SCCS helps young conservation scientists gain experience, learn new ideas and make contacts that will be valuable for their future careers. Over the past 15 years, SCCS Cambridge has hosted over 2,500 delegates from 124 countries worldwide.

Not only was the conference a wonderful opportunity to create friendships, build partnerships, and grow academically, but also many of our students had their work and contributions recognised. Nico Galvez (PhD student), Amy Hinsley (PhD student) and Arun Kanagavel (MSc Alumnus) all gave talks which were highly praised, in addition Nico was awarded 3rd prize for his presentation and Amy was awarded a commendation.

 

Tristan Pett's poster 'Nature and human well-being: The people-biodiversity paradox'

Tristan Pett’s poster ‘Nature and human well-being: The people-biodiversity paradox’

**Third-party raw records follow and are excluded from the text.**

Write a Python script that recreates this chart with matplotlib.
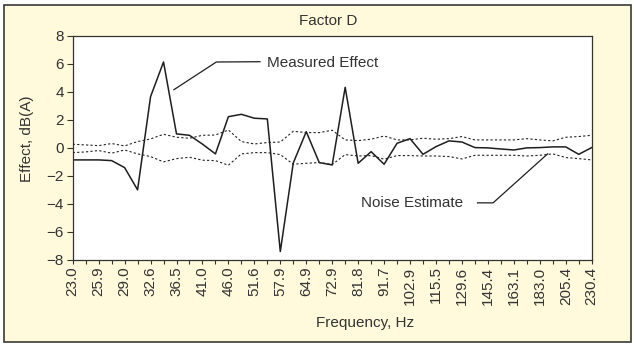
import numpy as np
import matplotlib
matplotlib.use("Agg")
import matplotlib.pyplot as plt
from matplotlib.patches import Rectangle

# Frequency bands (labelled every other band) and effect values in dB(A)
freq_labels = ["23.0", "25.9", "29.0", "32.6", "36.5", "41.0", "46.0", "51.6",
               "57.9", "64.9", "72.9", "81.8", "91.7", "102.9", "115.5",
               "129.6", "145.4", "163.1", "183.0", "205.4", "230.4"]

measured = [-0.88, -0.88, -0.88, -0.93, -1.43, -3.02, 3.64, 6.12, 0.98, 0.88,
            0.25, -0.45, 2.21, 2.38, 2.10, 2.05, -7.43, -1.10, 1.14, -1.07,
            -1.24, 4.31, -1.12, -0.29, -1.19, 0.31, 0.64, -0.48, 0.07, 0.48,
            0.40, 0.00, -0.02, -0.10, -0.17, -0.02, 0.00, 0.05, 0.05, -0.48,
            0.00]

noise_upper = [0.24, 0.19, 0.14, 0.29, 0.12, 0.43, 0.62, 0.95, 0.74, 0.67,
               0.88, 0.90, 1.26, 0.43, 0.26, 0.36, 0.40, 1.17, 1.07, 1.07,
               1.24, 0.55, 0.50, 0.60, 0.83, 0.55, 0.55, 0.67, 0.60, 0.64,
               0.79, 0.55, 0.55, 0.55, 0.55, 0.64, 0.55, 0.48, 0.74, 0.79,
               0.88]

noise_lower = [-0.36, -0.31, -0.21, -0.40, -0.17, -0.45, -0.64, -1.02, -0.79,
               -0.69, -0.90, -0.93, -1.26, -0.45, -0.36, -0.36, -0.50, -1.19,
               -1.12, -1.07, -1.21, -0.50, -0.60, -0.57, -0.83, -0.57, -0.57,
               -0.60, -0.60, -0.64, -0.81, -0.55, -0.55, -0.55, -0.55, -0.60,
               -0.55, -0.45, -0.71, -0.79, -0.88]

plt.rcParams['font.family'] = ['Liberation Sans', 'DejaVu Sans']
txt = '#333333'

W, H = 634, 345
fig = plt.figure(figsize=(W / 100, H / 100), dpi=100)
fig.patch.set_facecolor('white')

# pale yellow panel with dark frame, kept behind the axes
fig.patches.append(Rectangle((3.5 / W, 3.5 / H), (W - 7) / W, (H - 8.5) / H,
                             transform=fig.transFigure, facecolor='#fffadb',
                             edgecolor='#3a3a3a', linewidth=1.2, zorder=-10))

ax = fig.add_axes([72.7 / W, 1 - 259.5 / H, 519 / W, 223.8 / H])
ax.set_facecolor('white')

x = np.arange(len(measured))
ax.plot(x, noise_upper, color='#222222', lw=0.8, linestyle=(0, (2, 2)))
ax.plot(x, noise_lower, color='#222222', lw=0.8, linestyle=(0, (2, 2)))
ax.plot(x, measured, color='#1e1e1e', lw=1.1)

ax.set_xlim(0, len(measured) - 1)
ax.set_ylim(-8, 8)
ax.set_yticks(np.arange(-8, 9, 2))
ax.set_xticks(np.arange(0, len(measured), 2))
ax.set_xticklabels(freq_labels, rotation=90)
ax.set_xticks(np.arange(1, len(measured), 2), minor=True)

ax.tick_params(axis='x', which='both', length=3, width=0.8, colors='#333333',
               labelsize=11, pad=2)
ax.tick_params(axis='y', length=4.5, width=0.8, colors='#333333',
               labelsize=11, pad=2)
for s in ax.spines.values():
    s.set_color('#333333')
    s.set_linewidth(0.9)

# callouts
ax.plot([7.8, 11.07, 14.43], [4.14, 6.12, 6.14], color='#1e1e1e', lw=0.9)
ax.text(14.95, 6.05, "Measured Effect", fontsize=11, color=txt, va='center')
ax.plot([31.2, 32.4, 36.6], [-3.95, -3.95, -0.45], color='#1e1e1e', lw=0.9)
ax.text(22.2, -3.95, "Noise Estimate", fontsize=11, color=txt, va='center')

fig.text(328 / W, 1 - 21 / H, "Factor D", fontsize=11, color=txt,
         ha='center', va='center')
fig.text(365 / W, 1 - 323 / H, "Frequency, Hz", fontsize=11, color=txt,
         ha='center', va='center')
fig.text(27 / W, 1 - 139 / H, "Effect, dB(A)", fontsize=11, color=txt,
         ha='center', va='center', rotation=90)

fig.savefig("out.png", dpi=100)
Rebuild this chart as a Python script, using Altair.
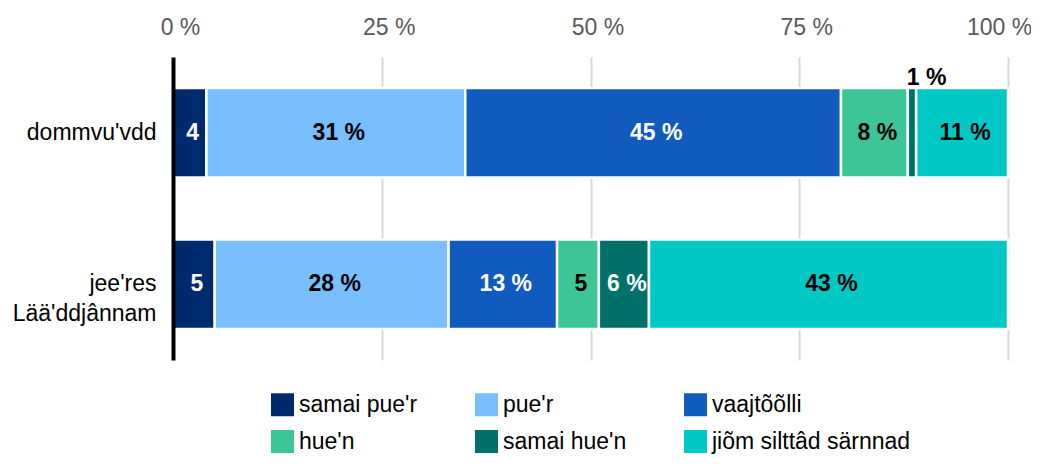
import altair as alt
import pandas as pd

categories = ["dommvu'vdd", "jee'res Lää'ddjânnam"]
series = ["samai pue'r", "pue'r", "vaajtõõlli", "hue'n", "samai hue'n", "jiõm silttâd särnnad"]
values_dommvuvdd = [4, 31, 45, 8, 1, 11]
values_jeeres = [5, 28, 13, 5, 6, 43]
labels_dommvuvdd = ["4", "31 %", "45 %", "8 %", "1 %", "11 %"]
labels_jeeres = ["5", "28 %", "13 %", "5", "6 %", "43 %"]
colors = ["#002A6E", "#79BEFF", "#115BBE", "#3DC497", "#00706B", "#00C8C4"]
dark_series = ["samai pue'r", "vaajtõõlli", "samai hue'n"]
x_ticks = [0, 25, 50, 75, 100]

rows = []
for cat, vals, labs in [
    (categories[0], values_dommvuvdd, labels_dommvuvdd),
    (categories[1], values_jeeres, labels_jeeres),
]:
    start = 0
    for i, (s, v, l) in enumerate(zip(series, vals, labs)):
        rows.append(dict(cat=cat, series=s, order=i, start=start, end=start + v,
                         mid=start + v / 2, label=l, dark=s in dark_series, value=v))
        start += v
df = pd.DataFrame(rows)

FONT = "Liberation Sans"

y_enc = alt.Y(
    "cat:N", sort=categories, title=None,
    scale=alt.Scale(paddingInner=0.41, paddingOuter=0.205),
    axis=alt.Axis(domainColor="black", domainWidth=4, ticks=False, labelPadding=17,
                  labelFontSize=23, labelColor="black", labelFont=FONT,
                  labelExpr="split(datum.label, ' ')", labelLineHeight=30, grid=False,
                  zindex=2),
)

x_scale = alt.Scale(domain=[0, 100], nice=False)

bars = alt.Chart(df).mark_bar(stroke="white", strokeWidth=2.5).encode(
    x=alt.X("start:Q", scale=x_scale, title=None,
            axis=alt.Axis(orient="top", values=x_ticks, labelExpr="datum.value + ' %'",
                          domain=False, ticks=False, grid=True, gridColor="#d9d9d9",
                          gridWidth=2, labelFontSize=23, labelColor="#595959",
                          labelFont=FONT, labelPadding=23, labelBaseline="alphabetic",
                          labelFlush=False,
                          labelOffset={"condition": {"test": "datum.value == 100", "value": -9},
                                       "value": 7})),
    x2="end:Q",
    y=y_enc,
    color=alt.Color("series:N", scale=alt.Scale(domain=series, range=colors),
                    legend=alt.Legend(title=None, orient="none", legendX=98, legendY=336,
                                      direction="horizontal",
                                      columns=3, symbolType="square", symbolSize=529,
                                      symbolStrokeWidth=0, labelFontSize=23, labelFont=FONT,
                                      labelColor="black", labelOffset=5, columnPadding=57,
                                      rowPadding=13, padding=0, gridAlign="each",
                                      labelLimit=400)),
    order=alt.Order("order:Q"),
)

inside = alt.Chart(df).transform_filter("datum.value > 1").mark_text(
    font=FONT, fontSize=23, fontWeight="bold", baseline="middle", dx=3
).encode(
    x=alt.X("mid:Q", scale=x_scale),
    y=alt.Y("cat:N", sort=categories),
    text="label:N",
    color=alt.condition("datum.dark", alt.value("white"), alt.value("black")),
)

outside = alt.Chart(df).transform_filter("datum.value <= 1").mark_text(
    font=FONT, fontSize=23, fontWeight="bold", baseline="alphabetic", align="left",
    dy=-3, dx=-1, color="black"
).encode(
    x=alt.X("start:Q", scale=x_scale),
    y=alt.Y("cat:N", sort=categories, bandPosition=0),
    text="label:N",
)

chart = alt.layer(bars, inside, outside).properties(
    width=835, height=303,
    padding={"left": 165, "top": 49, "right": 23, "bottom": 98},
    autosize=alt.AutoSizeParams(type="none"),
).configure_view(stroke=None)

chart.save("out.html", embed_options={"renderer": "svg", "actions": False})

DICE students presented 11 posters out of a total 90, with Tristan Pett & Rob Ward both being awarded as highly commended. During final remarks at the end of the conference Rob’s poster was highlighted for being visually appealing and ‘even making Jersey’s biodiversity interesting’ which is quite impressive when most of the posters were about exotic and charismatic species and places!

Our students also had the opportunity to catch up with DICE alumni including Dan Challender who is now working in Cambridge for the IUCN and they were also joined by some SAC staff who dropped in; Bob Smith & Ian Bride. When asked about the conference Rob Ward commented,

The conference was a great way to meet other researchers and discuss current conservation topics, as well as engage people in our research and get feedback from peers and established conservation professionals. There was also a set of workshops to further develop our skills as researchers. It also worth mentioning that there was also a party night which had many of us out until the early hours. I think I speak for the group when I say that we would recommend it to any students thinking about attending in future years.

Our students were praised by one of the plenary speakers, Professor Paul Ferraro, for the broad range and practical relevance of their research. Apparently, they also turned heads on the dance floor!